The series tells behind the scenes stories of major events on the year 1969, such as the Apollo 11 Moon landing and the Woodstock music festival. It includes interviews with some of those who were part of the events.

==Episodes==

| No. | Title | Directed by | Written by | Original release date | U.S. viewers (millions) |
|---|---|---|---|---|---|
| 1 | "Moon Shot" | Jeanmarie Condon | Jeanmarie Condon | April 23, 2019 | 2.95 |
| 2 | "Manson Girls" | Sean Gullette | Jeanmarie Condon | April 30, 2019 | 2.38 |
| 3 | "The Girl in the Car" | Jeanmarie Condon | Jeanmarie Condon | May 7, 2019 | 2.64 |
| 4 | "The FBI and the Panther" | Cyndee Readdean | Jeanmarie Condon | May 14, 2019 | 1.80 |
| 5 | "Generation Woodstock" | Sean Gullette | Jeanmarie Condon | May 21, 2019 | 1.93 |
| 6 | "Fortunate Sons" | Jeanmarie Condon | Jeanmarie Condon | May 28, 2019 | 2.32 |

==Reception==
Verne Gay of Newsday called the first episode about Apollo 11 "an essential and long overdue reminder" of how the event was the work of many.
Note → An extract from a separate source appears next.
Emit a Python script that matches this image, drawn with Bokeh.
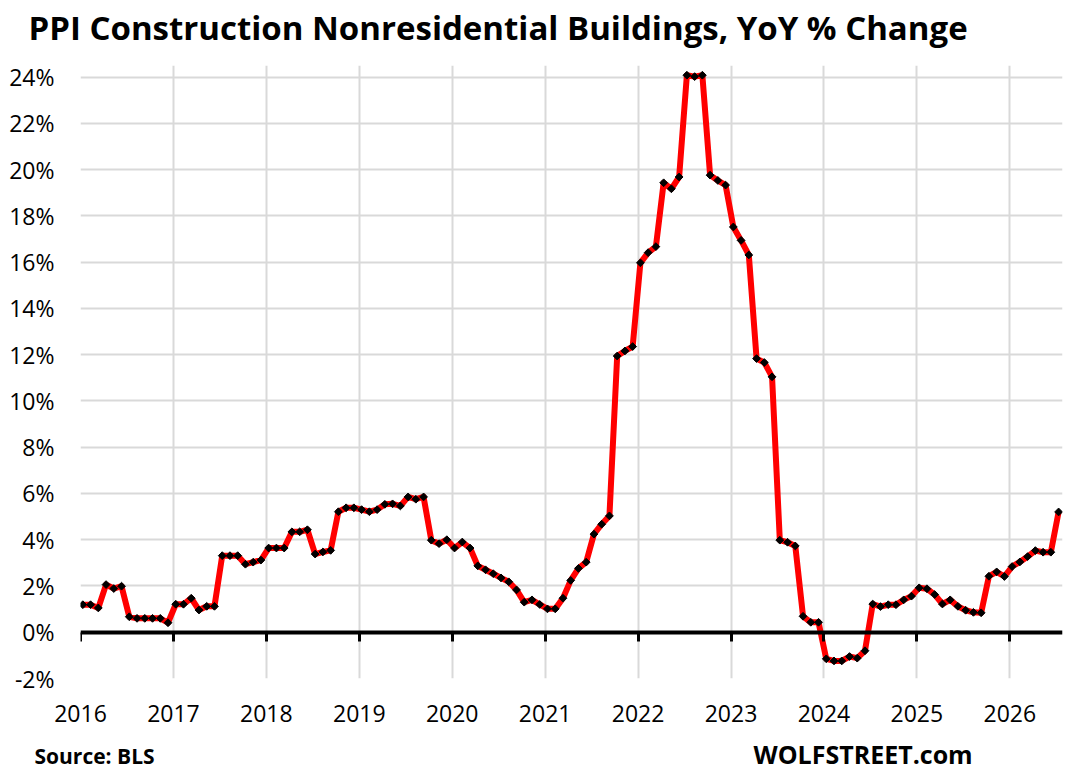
import numpy as np
from bokeh.plotting import figure
from bokeh.layouts import column
from bokeh.models import LinearAxis, FixedTicker, Grid, Range1d, ColumnDataSource, Label
from bokeh.embed import file_html
from bokeh.resources import INLINE

title_text = "PPI Construction Nonresidential Buildings, YoY % Change"
source_text = "Source: BLS"
brand_text = "WOLFSTREET.com"

# Monthly YoY % change
yoy_2016 = [1.19, 1.19, 1.05, 2.06, 1.89, 1.99, 0.67, 0.60, 0.60, 0.60, 0.60, 0.41]
yoy_2017 = [1.21, 1.21, 1.47, 0.96, 1.12, 1.12, 3.31, 3.31, 3.31, 2.94, 3.03, 3.12]
yoy_2018 = [3.64, 3.64, 3.64, 4.34, 4.34, 4.43, 3.38, 3.47, 3.54, 5.21, 5.38, 5.38]
yoy_2019 = [5.30, 5.21, 5.30, 5.53, 5.55, 5.46, 5.85, 5.75, 5.85, 3.98, 3.83, 4.00]
yoy_2020 = [3.64, 3.90, 3.64, 2.87, 2.70, 2.53, 2.35, 2.18, 1.83, 1.30, 1.40, 1.20]
yoy_2021 = [1.01, 1.01, 1.47, 2.24, 2.76, 3.03, 4.24, 4.67, 5.03, 11.94, 12.16, 12.35]
yoy_2022 = [15.97, 16.41, 16.67, 19.43, 19.17, 19.68, 24.08, 24.02, 24.08, 19.76, 19.53, 19.33]
yoy_2023 = [17.52, 16.94, 16.31, 11.83, 11.66, 11.04, 3.98, 3.89, 3.73, 0.69, 0.43, 0.43]
yoy_2024 = [-1.15, -1.24, -1.24, -1.05, -1.12, -0.80, 1.22, 1.11, 1.19, 1.19, 1.40, 1.56]
yoy_2025 = [1.92, 1.88, 1.63, 1.22, 1.40, 1.12, 0.95, 0.86, 0.84, 2.42, 2.61, 2.41]
yoy_2026 = [2.84, 3.04, 3.27, 3.53, 3.46, 3.46, 5.20]

yearly = {2016: yoy_2016, 2017: yoy_2017, 2018: yoy_2018, 2019: yoy_2019,
          2020: yoy_2020, 2021: yoy_2021, 2022: yoy_2022, 2023: yoy_2023,
          2024: yoy_2024, 2025: yoy_2025, 2026: yoy_2026}

x_ticks = list(range(2016, 2027))
y_ticks = list(range(-2, 26, 2))

xs, ys = [], []
for yr, vals in yearly.items():
    for m, v in enumerate(vals):
        xs.append(yr + (m + 0.3) / 12.0)
        ys.append(v)
src = ColumnDataSource(dict(x=xs, y=ys))

FONT = "Open Sans"
W = 1071
HEADER_H, MAIN_H, FOOTER_H = 50, 686, 37

p = figure(width=W, height=MAIN_H, output_backend="svg", toolbar_location=None,
           x_range=Range1d(2016, 2026.567), y_range=Range1d(-2, 24.5),
           x_axis_type=None, y_axis_type=None,
           min_border_left=80, min_border_right=9, min_border_top=15, min_border_bottom=58)
p.outline_line_color = None
p.background_fill_color = "white"
p.border_fill_color = "white"

xt = FixedTicker(ticks=x_ticks)
yt = FixedTicker(ticks=y_ticks)

p.add_layout(Grid(dimension=0, ticker=xt, grid_line_color="#d9d9d9", grid_line_width=2,
                  bounds=(y_ticks[0], y_ticks[-1])))
p.add_layout(Grid(dimension=1, ticker=yt, grid_line_color="#d9d9d9", grid_line_width=2))

yaxis = LinearAxis(ticker=yt, major_label_overrides={t: f"{t}%" for t in y_ticks})
yaxis.axis_line_color = None
yaxis.major_tick_line_color = None
yaxis.minor_tick_line_color = None
yaxis.major_tick_out = 0
yaxis.major_tick_in = 0
yaxis.major_label_standoff = 26
yaxis.major_label_text_font = FONT
yaxis.major_label_text_font_size = "23px"
yaxis.major_label_text_color = "#000000"
p.add_layout(yaxis, "left")

xaxis = LinearAxis(ticker=xt)
xaxis.axis_line_color = None
xaxis.major_tick_line_color = None
xaxis.minor_tick_line_color = None
xaxis.major_tick_out = 0
xaxis.major_tick_in = 0
xaxis.major_label_standoff = 26
xaxis.major_label_text_font = FONT
xaxis.major_label_text_font_size = "23px"
xaxis.major_label_text_color = "#000000"
p.add_layout(xaxis, "below")

zero_axis = LinearAxis(ticker=xt, fixed_location=0)
zero_axis.axis_line_color = "#000000"
zero_axis.axis_line_width = 4
zero_axis.major_tick_line_color = "#000000"
zero_axis.major_tick_line_width = 3
zero_axis.major_tick_out = 9
zero_axis.major_tick_in = 0
zero_axis.minor_tick_line_color = None
zero_axis.major_label_text_alpha = 0
zero_axis.major_label_text_font_size = "1px"
p.add_layout(zero_axis, "below")

p.line("x", "y", source=src, line_color="#ff0000", line_width=6, line_join="round")
p.scatter("x", "y", source=src, marker="square", size=5.5, angle=np.pi / 4,
          fill_color="#000000", line_color="#000000")


def text_strip(height, items):
    f = figure(width=W, height=height, output_backend="svg", toolbar_location=None,
               x_range=Range1d(0, W), y_range=Range1d(0, height),
               x_axis_type=None, y_axis_type=None, min_border=0)
    f.outline_line_color = None
    f.background_fill_color = "white"
    f.border_fill_color = "white"
    for text, x, y, size in items:
        f.add_layout(Label(x=x, y=y, x_units="screen", y_units="screen", text=text,
                           text_font=FONT, text_font_style="bold", text_font_size=size,
                           text_baseline="alphabetic", text_color="#000000"))
    return f


header = text_strip(HEADER_H, [(title_text, 28, 23.5, "33px")])
footer = text_strip(FOOTER_H, [(source_text, 34, 17.7, "21px"),
                               (brand_text, 753, 19.2, "25px")])

for f in (header, p, footer):
    if "frame_align" in f.properties():
        f.frame_align = False

layout = column(header, p, footer, spacing=0)
open("out.html", "w").write(file_html(layout, INLINE))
He said the episode made an "honorable effort" to include the women who contributed to the Moon landing, made necessary by the 2016 book and film Hidden Figures, and largely ignored by other stories told about the event. Of a later episode about the Chappaquiddick incident, Gay said, "Alas ... [this] episode makes a hard landing back to Earth."

A review in Vox framed the Manson Girls episode in #metoo terms. "There's a Manson girl counternarrative now"[...]"The women of the Manson family who didn't go to prison have spoken out about their treatment at Manson's hands, and they are beginning to find an audience [...] as these women continue to insist on their identities as not just 'the Manson girls' but as agents and human beings in their own right, popular culture is starting to take notice."